◆ Supplied material:
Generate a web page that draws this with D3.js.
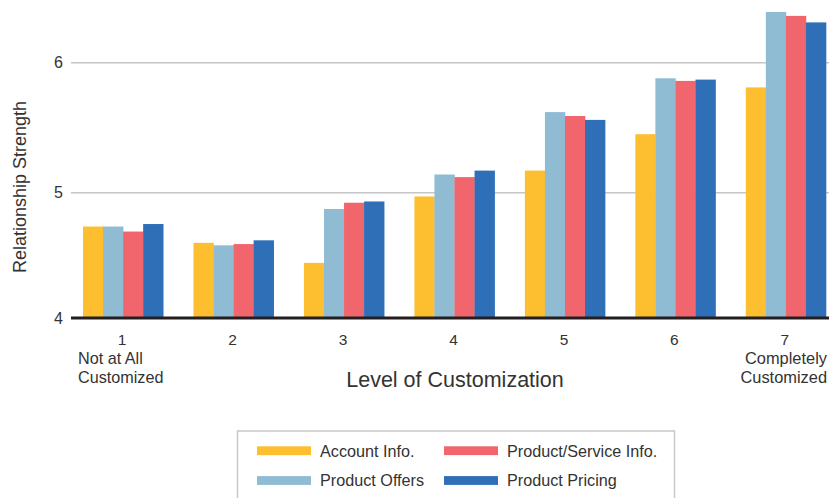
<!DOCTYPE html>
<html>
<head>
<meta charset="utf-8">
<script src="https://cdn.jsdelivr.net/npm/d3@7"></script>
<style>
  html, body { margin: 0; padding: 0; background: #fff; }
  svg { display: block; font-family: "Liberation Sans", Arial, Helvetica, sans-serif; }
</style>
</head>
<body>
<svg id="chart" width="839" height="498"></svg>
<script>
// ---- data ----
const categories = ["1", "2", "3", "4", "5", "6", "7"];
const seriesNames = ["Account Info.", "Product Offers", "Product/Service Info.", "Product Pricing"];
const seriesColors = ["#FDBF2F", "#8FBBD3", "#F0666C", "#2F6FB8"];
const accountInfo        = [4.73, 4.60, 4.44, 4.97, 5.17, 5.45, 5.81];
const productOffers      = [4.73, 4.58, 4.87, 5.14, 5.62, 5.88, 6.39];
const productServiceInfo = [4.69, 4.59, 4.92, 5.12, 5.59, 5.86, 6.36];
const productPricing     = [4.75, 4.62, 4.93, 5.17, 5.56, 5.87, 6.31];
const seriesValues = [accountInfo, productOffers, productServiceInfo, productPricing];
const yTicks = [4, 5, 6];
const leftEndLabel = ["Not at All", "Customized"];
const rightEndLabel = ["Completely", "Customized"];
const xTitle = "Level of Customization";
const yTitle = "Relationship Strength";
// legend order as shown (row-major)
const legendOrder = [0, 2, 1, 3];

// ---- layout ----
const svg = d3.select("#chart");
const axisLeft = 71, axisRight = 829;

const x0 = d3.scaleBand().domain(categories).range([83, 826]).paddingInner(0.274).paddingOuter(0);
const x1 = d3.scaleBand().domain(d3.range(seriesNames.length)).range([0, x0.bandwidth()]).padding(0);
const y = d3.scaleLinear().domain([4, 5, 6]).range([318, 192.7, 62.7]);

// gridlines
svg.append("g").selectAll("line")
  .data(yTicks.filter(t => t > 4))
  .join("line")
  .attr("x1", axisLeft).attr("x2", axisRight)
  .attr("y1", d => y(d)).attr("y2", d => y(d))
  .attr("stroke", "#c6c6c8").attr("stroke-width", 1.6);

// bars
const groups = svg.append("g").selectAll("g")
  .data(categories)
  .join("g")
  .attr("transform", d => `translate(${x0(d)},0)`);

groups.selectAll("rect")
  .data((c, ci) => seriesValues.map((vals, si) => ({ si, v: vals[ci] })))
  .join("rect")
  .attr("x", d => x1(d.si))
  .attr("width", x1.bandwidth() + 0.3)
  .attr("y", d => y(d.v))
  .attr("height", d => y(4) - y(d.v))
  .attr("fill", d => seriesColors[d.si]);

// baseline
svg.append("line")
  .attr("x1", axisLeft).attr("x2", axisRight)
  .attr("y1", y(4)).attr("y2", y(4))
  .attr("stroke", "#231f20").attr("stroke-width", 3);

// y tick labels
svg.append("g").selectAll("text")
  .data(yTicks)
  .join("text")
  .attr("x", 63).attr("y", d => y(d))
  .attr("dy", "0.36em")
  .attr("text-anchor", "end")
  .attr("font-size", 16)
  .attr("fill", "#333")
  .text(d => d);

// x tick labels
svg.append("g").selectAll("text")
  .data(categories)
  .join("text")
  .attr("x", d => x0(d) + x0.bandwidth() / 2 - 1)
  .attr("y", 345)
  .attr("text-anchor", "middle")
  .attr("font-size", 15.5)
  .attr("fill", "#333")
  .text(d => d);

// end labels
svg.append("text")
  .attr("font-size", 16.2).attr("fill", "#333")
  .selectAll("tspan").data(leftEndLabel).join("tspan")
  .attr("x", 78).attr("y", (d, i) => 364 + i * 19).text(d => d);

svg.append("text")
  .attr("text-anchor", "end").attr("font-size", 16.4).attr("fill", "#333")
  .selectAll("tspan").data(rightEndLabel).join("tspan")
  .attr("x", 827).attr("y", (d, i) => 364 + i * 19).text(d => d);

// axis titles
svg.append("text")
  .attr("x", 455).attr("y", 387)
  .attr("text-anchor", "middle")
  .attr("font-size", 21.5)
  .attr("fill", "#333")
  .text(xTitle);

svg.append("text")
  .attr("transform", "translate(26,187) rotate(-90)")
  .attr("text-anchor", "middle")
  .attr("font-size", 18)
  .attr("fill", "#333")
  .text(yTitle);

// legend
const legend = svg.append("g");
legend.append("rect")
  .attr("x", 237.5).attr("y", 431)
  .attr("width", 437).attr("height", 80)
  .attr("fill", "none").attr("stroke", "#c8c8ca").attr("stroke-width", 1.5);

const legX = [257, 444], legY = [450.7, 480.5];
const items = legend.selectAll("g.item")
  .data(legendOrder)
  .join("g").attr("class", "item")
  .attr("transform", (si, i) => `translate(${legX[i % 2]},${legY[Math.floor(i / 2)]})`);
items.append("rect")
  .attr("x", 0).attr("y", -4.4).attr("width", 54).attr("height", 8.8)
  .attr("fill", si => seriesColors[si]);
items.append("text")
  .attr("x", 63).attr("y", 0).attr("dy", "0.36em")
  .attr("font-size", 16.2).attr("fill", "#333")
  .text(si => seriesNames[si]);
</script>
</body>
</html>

◆ What the task asks: Leave the images out and output the remaining material exactly as it stands.

◆ Task output:
Generate a web page that draws this with D3.js.
<!DOCTYPE html>
<html>
<head>
<meta charset="utf-8">
<script src="https://cdn.jsdelivr.net/npm/d3@7"></script>
<style>
  html, body { margin: 0; padding: 0; background: #fff; }
  svg { display: block; font-family: "Liberation Sans", Arial, Helvetica, sans-serif; }
</style>
</head>
<body>
<svg id="chart" width="839" height="498"></svg>
<script>
// ---- data ----
const categories = ["1", "2", "3", "4", "5", "6", "7"];
const seriesNames = ["Account Info.", "Product Offers", "Product/Service Info.", "Product Pricing"];
const seriesColors = ["#FDBF2F", "#8FBBD3", "#F0666C", "#2F6FB8"];
const accountInfo        = [4.73, 4.60, 4.44, 4.97, 5.17, 5.45, 5.81];
const productOffers      = [4.73, 4.58, 4.87, 5.14, 5.62, 5.88, 6.39];
const productServiceInfo = [4.69, 4.59, 4.92, 5.12, 5.59, 5.86, 6.36];
const productPricing     = [4.75, 4.62, 4.93, 5.17, 5.56, 5.87, 6.31];
const seriesValues = [accountInfo, productOffers, productServiceInfo, productPricing];
const yTicks = [4, 5, 6];
const leftEndLabel = ["Not at All", "Customized"];
const rightEndLabel = ["Completely", "Customized"];
const xTitle = "Level of Customization";
const yTitle = "Relationship Strength";
// legend order as shown (row-major)
const legendOrder = [0, 2, 1, 3];

// ---- layout ----
const svg = d3.select("#chart");
const axisLeft = 71, axisRight = 829;

const x0 = d3.scaleBand().domain(categories).range([83, 826]).paddingInner(0.274).paddingOuter(0);
const x1 = d3.scaleBand().domain(d3.range(seriesNames.length)).range([0, x0.bandwidth()]).padding(0);
const y = d3.scaleLinear().domain([4, 5, 6]).range([318, 192.7, 62.7]);

// gridlines
svg.append("g").selectAll("line")
  .data(yTicks.filter(t => t > 4))
  .join("line")
  .attr("x1", axisLeft).attr("x2", axisRight)
  .attr("y1", d => y(d)).attr("y2", d => y(d))
  .attr("stroke", "#c6c6c8").attr("stroke-width", 1.6);

// bars
const groups = svg.append("g").selectAll("g")
  .data(categories)
  .join("g")
  .attr("transform", d => `translate(${x0(d)},0)`);

groups.selectAll("rect")
  .data((c, ci) => seriesValues.map((vals, si) => ({ si, v: vals[ci] })))
  .join("rect")
  .attr("x", d => x1(d.si))
  .attr("width", x1.bandwidth() + 0.3)
  .attr("y", d => y(d.v))
  .attr("height", d => y(4) - y(d.v))
  .attr("fill", d => seriesColors[d.si]);

// baseline
svg.append("line")
  .attr("x1", axisLeft).attr("x2", axisRight)
  .attr("y1", y(4)).attr("y2", y(4))
  .attr("stroke", "#231f20").attr("stroke-width", 3);

// y tick labels
svg.append("g").selectAll("text")
  .data(yTicks)
  .join("text")
  .attr("x", 63).attr("y", d => y(d))
  .attr("dy", "0.36em")
  .attr("text-anchor", "end")
  .attr("font-size", 16)
  .attr("fill", "#333")
  .text(d => d);

// x tick labels
svg.append("g").selectAll("text")
  .data(categories)
  .join("text")
  .attr("x", d => x0(d) + x0.bandwidth() / 2 - 1)
  .attr("y", 345)
  .attr("text-anchor", "middle")
  .attr("font-size", 15.5)
  .attr("fill", "#333")
  .text(d => d);

// end labels
svg.append("text")
  .attr("font-size", 16.2).attr("fill", "#333")
  .selectAll("tspan").data(leftEndLabel).join("tspan")
  .attr("x", 78).attr("y", (d, i) => 364 + i * 19).text(d => d);

svg.append("text")
  .attr("text-anchor", "end").attr("font-size", 16.4).attr("fill", "#333")
  .selectAll("tspan").data(rightEndLabel).join("tspan")
  .attr("x", 827).attr("y", (d, i) => 364 + i * 19).text(d => d);

// axis titles
svg.append("text")
  .attr("x", 455).attr("y", 387)
  .attr("text-anchor", "middle")
  .attr("font-size", 21.5)
  .attr("fill", "#333")
  .text(xTitle);

svg.append("text")
  .attr("transform", "translate(26,187) rotate(-90)")
  .attr("text-anchor", "middle")
  .attr("font-size", 18)
  .attr("fill", "#333")
  .text(yTitle);

// legend
const legend = svg.append("g");
legend.append("rect")
  .attr("x", 237.5).attr("y", 431)
  .attr("width", 437).attr("height", 80)
  .attr("fill", "none").attr("stroke", "#c8c8ca").attr("stroke-width", 1.5);

const legX = [257, 444], legY = [450.7, 480.5];
const items = legend.selectAll("g.item")
  .data(legendOrder)
  .join("g").attr("class", "item")
  .attr("transform", (si, i) => `translate(${legX[i % 2]},${legY[Math.floor(i / 2)]})`);
items.append("rect")
  .attr("x", 0).attr("y", -4.4).attr("width", 54).attr("height", 8.8)
  .attr("fill", si => seriesColors[si]);
items.append("text")
  .attr("x", 63).attr("y", 0).attr("dy", "0.36em")
  .attr("font-size", 16.2).attr("fill", "#333")
  .text(si => seriesNames[si]);
</script>
</body>
</html>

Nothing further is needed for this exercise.